Some consultants foresee developers selling around 1,000 units or less when February draws to a close.
Fresh data from the Urban Redevelopment Authority (URA) yesterday showed that sales were concentrated in the suburbs – some 49 per cent or 588 units were in the outside central region.
Developers offloaded 401 units in the rest of the central region, and another 200 units in the core central region.
Including executive condominiums (ECs), developers would have sold 1,534 units in January – 10 per cent less than the 1,699 in December.
Well-received projects last month include Canberra Residences (which sold 155 units), Prive (217 units), Spottiswoode 18 (204 units), and The Tennery (105 units).
Several industry observers believe that the property cooling measures will continue working their way through the market, since they came into effect only on Jan 14.
In the 30-day period after tightening policies are introduced, sales volume typically contracts by 25-30 per cent, said Jones Lang LaSalle research head for South-east Asia and Singapore Chua Yang Liang.
With sales in January shrinking 11 per cent, another 15-20 per cent drop in February is possible. This means that developers could sell 950-1,000 units (excluding ECs) this month, he explained.
Cushman & Wakefield senior manager of Asia-Pacific research Ong Kah Seng expects developers to sell 900-1,100 non-EC private homes in February, while Knight Frank consultancy and research head Png Poh Soon estimates 1,000 or slightly lower.
CBRE Research executive director Li Hiaw Ho was slightly more sanguine. As upgrader-type projects such as My Manhattan, H2O Residences, and Hedges enter the market in February and March, ‘we expect demand to be comparable to January’s level and home prices to remain reasonably stable’.
For a group of buyers, the cooling measures have given them cold feet. A quick scan of URA’s data showed that buyers of at least 52 units across more than 10 projects dropped their purchases in January.
CBRE also observed that there were aborted cases for some new launches in December last year and the early part of January.
Projects with units surrendered last month include The Tennery (13 units), Prive (nine units), Robinson Suites (six units), Space @ Kovan (four units), and Nin Residence (four units).
Far East Organization is behind The Tennery. The developer’s chief operating officer for property sales Chia Boon Kuah said that returned units at the project ‘are mainly due to the cooling measures’. Currently, 314 of the 338 units there have been sold.
At Prive, BT understands that just one of the nine deals which fell through was due to the buyer pulling out because of the cooling measures.
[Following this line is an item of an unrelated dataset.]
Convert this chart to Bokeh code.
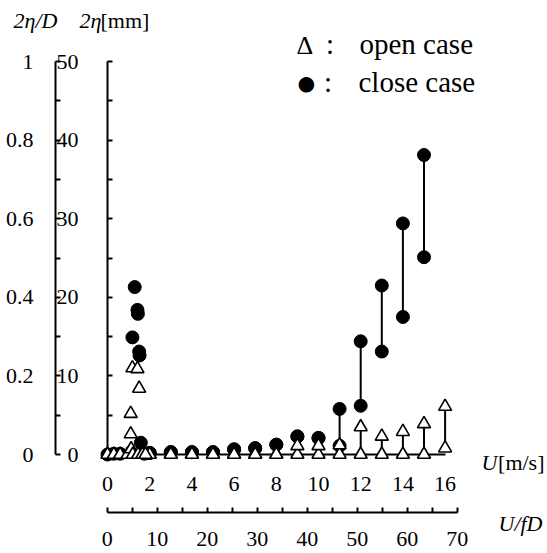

Another buyer could not meet certain EC purchase criteria.
As for the remaining seven units, their buyers are said to be changing loan structures and will go ahead with the purchases.
Knight Frank’s Mr Png noted that it is common for projects to have a few returned units, though the cooling measures would have made people think twice.
Especially for those who bought multiple properties, the risk could have become too high and they would rather forfeit the option fee, he said.
Another industry insider suggested that buyers could have walked away from deals in anticipation of home prices dipping later.